British Bahá'ís and the Western Mystical Tradition

By Lil Abdo

First presented at the Irfan Colloquia Session #28
London School of Economics: London, England
July 14–16, 2000
(see list of papers from #28)

    This paper is taken from a larger work that applies Sperber and Wilson's theory of the principle of relevance to the Bahá'ís in the British Isles prior to 1930. The theory is based in linguistics but goes beyond that discipline to explore the possibility of a unified theory of cognitive science. To this end it is argued that for information to be communicated it must be perceived as relevant. Crucial in determining relevance is the collection of assumptions referred to as a "context." In applying a theory of cognition to the acceptance of a religious ideology, we do not intend to explain why people become Bahá'ís but rather how people become Bahá'ís. In other words, what was it in the Bahá'í teachings that the earliest British adherents found "relevant"? In investigating the Bahá'í Movement between 1899-1930, a number of currents or networks become apparent. The role of networking in the recruitment to religious movements has been considered by a number of commentators; however, we will argue that a network is a context for cognition rather than a group of individuals. In this paper we will examine the network-context of those who approached the Bahá'í teachings from the perspective of Western Mystical Tradition. These individuals were immersed in their understanding of the Celtic religious tradition with a particular emphasis on the myths surrounding the Holy Grail in relation to Glastonbury. The people were linked to numerous magical and mystical orders including The Golden Dawn, the Order of the Table Round, and the Society of the Inner Light, as well as the Bahá'í Movement.

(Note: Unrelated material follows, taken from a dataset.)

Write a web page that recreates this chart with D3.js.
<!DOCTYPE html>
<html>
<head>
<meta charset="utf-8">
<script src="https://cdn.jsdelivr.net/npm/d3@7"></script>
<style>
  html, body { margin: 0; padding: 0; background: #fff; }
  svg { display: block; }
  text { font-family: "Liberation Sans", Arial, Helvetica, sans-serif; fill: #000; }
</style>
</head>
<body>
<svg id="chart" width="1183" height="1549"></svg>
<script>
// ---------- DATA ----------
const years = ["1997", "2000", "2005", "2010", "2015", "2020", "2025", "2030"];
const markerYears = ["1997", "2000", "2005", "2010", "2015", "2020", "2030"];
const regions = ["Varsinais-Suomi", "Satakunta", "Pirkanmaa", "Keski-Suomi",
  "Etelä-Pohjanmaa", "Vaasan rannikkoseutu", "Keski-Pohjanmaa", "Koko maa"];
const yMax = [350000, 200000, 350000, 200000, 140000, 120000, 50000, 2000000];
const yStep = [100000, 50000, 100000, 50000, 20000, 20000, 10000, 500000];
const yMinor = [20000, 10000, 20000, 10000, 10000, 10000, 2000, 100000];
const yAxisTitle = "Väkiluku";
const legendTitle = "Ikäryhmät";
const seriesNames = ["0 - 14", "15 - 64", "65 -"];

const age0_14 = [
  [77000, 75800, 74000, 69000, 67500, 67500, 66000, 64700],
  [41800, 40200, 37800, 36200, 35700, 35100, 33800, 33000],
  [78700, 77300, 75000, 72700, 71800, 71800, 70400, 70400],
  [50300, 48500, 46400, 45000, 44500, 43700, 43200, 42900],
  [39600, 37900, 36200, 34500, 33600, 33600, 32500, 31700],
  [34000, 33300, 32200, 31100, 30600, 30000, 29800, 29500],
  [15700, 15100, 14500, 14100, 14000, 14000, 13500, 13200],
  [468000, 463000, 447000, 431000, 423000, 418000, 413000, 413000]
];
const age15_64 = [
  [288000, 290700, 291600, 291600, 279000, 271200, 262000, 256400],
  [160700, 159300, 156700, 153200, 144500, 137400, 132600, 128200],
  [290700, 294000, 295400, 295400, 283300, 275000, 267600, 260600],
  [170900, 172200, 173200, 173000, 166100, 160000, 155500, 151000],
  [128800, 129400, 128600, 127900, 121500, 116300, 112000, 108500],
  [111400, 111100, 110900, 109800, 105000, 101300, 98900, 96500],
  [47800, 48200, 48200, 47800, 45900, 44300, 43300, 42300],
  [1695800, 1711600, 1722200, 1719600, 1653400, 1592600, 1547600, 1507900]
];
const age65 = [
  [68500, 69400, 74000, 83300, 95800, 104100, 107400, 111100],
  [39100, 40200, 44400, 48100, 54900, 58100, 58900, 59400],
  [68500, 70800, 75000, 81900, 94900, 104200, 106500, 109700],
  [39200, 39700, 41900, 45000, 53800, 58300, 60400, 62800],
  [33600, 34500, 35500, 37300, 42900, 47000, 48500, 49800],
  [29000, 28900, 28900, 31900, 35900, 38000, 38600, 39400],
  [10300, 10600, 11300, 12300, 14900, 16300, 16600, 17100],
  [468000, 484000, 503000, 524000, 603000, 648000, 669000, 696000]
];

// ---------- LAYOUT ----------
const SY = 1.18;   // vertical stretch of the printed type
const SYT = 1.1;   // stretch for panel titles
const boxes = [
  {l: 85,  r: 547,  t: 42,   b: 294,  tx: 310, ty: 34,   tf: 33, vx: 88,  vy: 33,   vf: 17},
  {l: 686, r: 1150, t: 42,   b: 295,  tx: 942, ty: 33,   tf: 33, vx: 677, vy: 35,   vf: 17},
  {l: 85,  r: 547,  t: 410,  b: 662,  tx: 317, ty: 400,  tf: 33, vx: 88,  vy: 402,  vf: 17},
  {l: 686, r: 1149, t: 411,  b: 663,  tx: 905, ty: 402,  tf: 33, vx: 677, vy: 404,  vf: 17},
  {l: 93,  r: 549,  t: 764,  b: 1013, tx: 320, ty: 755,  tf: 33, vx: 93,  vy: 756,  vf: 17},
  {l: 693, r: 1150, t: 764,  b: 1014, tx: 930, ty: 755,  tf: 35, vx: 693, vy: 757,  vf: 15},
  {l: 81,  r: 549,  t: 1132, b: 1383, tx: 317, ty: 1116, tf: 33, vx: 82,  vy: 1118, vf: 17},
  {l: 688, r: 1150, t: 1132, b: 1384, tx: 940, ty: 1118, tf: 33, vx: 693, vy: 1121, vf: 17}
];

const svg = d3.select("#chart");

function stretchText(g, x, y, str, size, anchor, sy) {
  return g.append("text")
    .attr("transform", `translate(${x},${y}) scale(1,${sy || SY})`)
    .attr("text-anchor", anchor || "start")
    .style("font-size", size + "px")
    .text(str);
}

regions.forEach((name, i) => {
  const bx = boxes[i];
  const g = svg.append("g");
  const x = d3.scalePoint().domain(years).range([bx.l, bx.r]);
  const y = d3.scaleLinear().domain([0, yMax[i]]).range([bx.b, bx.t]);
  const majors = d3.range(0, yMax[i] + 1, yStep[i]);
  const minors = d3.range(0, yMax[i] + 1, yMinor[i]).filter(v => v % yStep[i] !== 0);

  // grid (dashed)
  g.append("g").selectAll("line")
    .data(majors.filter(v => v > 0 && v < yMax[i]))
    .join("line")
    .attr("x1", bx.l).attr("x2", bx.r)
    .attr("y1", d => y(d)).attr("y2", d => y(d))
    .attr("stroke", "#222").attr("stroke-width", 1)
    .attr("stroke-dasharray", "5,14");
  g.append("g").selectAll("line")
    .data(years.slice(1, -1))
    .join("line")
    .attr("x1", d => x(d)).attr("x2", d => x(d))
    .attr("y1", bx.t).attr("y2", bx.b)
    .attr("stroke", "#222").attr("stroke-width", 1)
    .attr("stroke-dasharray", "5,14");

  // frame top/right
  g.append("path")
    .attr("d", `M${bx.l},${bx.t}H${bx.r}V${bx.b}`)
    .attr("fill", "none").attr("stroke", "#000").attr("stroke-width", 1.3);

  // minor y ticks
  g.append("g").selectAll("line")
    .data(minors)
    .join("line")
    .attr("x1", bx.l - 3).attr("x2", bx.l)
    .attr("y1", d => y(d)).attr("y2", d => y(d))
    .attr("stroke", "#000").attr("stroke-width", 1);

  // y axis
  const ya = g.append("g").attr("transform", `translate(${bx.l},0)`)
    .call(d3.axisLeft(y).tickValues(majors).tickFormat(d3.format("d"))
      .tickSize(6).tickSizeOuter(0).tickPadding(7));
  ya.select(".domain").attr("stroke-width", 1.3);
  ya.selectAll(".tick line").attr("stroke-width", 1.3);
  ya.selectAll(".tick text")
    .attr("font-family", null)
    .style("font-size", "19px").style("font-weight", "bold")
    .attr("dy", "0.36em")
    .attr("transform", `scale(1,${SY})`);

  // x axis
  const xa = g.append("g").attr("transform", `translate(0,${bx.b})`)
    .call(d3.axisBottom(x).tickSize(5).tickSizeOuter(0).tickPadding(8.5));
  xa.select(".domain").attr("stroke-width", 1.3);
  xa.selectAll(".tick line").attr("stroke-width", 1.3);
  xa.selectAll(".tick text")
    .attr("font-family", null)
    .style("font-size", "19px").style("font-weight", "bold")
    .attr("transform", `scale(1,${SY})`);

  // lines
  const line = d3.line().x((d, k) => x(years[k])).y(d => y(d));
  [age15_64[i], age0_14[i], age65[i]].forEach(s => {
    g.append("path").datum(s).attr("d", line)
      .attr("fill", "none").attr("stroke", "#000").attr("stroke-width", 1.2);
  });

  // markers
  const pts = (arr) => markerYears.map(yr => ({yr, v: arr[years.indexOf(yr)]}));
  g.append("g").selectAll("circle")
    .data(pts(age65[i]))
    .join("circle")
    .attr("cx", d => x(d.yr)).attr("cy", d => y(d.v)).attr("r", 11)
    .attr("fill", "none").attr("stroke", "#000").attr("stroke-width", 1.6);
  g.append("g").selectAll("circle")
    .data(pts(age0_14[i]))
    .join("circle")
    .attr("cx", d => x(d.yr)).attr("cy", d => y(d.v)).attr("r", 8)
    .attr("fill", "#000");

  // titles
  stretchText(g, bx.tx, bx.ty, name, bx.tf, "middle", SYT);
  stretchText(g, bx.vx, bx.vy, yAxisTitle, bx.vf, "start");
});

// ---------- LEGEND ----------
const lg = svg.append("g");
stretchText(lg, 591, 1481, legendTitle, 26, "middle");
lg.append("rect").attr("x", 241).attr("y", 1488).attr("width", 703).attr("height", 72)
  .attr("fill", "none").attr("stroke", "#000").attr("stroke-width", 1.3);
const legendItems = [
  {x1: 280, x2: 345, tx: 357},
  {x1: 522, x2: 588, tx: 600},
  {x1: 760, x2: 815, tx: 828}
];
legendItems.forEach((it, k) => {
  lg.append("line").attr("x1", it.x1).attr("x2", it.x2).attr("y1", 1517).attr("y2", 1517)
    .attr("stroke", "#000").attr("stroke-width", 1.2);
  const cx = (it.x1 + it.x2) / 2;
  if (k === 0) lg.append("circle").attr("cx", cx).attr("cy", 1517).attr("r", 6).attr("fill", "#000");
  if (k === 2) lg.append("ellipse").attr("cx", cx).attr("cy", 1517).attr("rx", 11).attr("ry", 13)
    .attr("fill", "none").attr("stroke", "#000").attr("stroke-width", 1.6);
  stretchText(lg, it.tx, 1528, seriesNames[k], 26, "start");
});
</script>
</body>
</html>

    This grouping is interesting for a number of reasons. First, their ability to enrich certain aspects of the Bahá'í teachings in order to slot them into their preexisting belief systems gives a clear example of the principle of relevance. Conversely, their failure to remain within the Bahá'í sphere indicates a loss of relevance that we will attempt to explain.

    We will also consider the Western Mystical Tradition in the context of Native Manifestations within the Bahá'í hermeneutic and pose t lie question: can the teachings of Bahá'u'lláh be equated with the Holy Grail?

    1. Dan Sperber & Deirdre Wilson, Relevance, Communication & Cognition, Basil Blackwell, Oxford, 1986.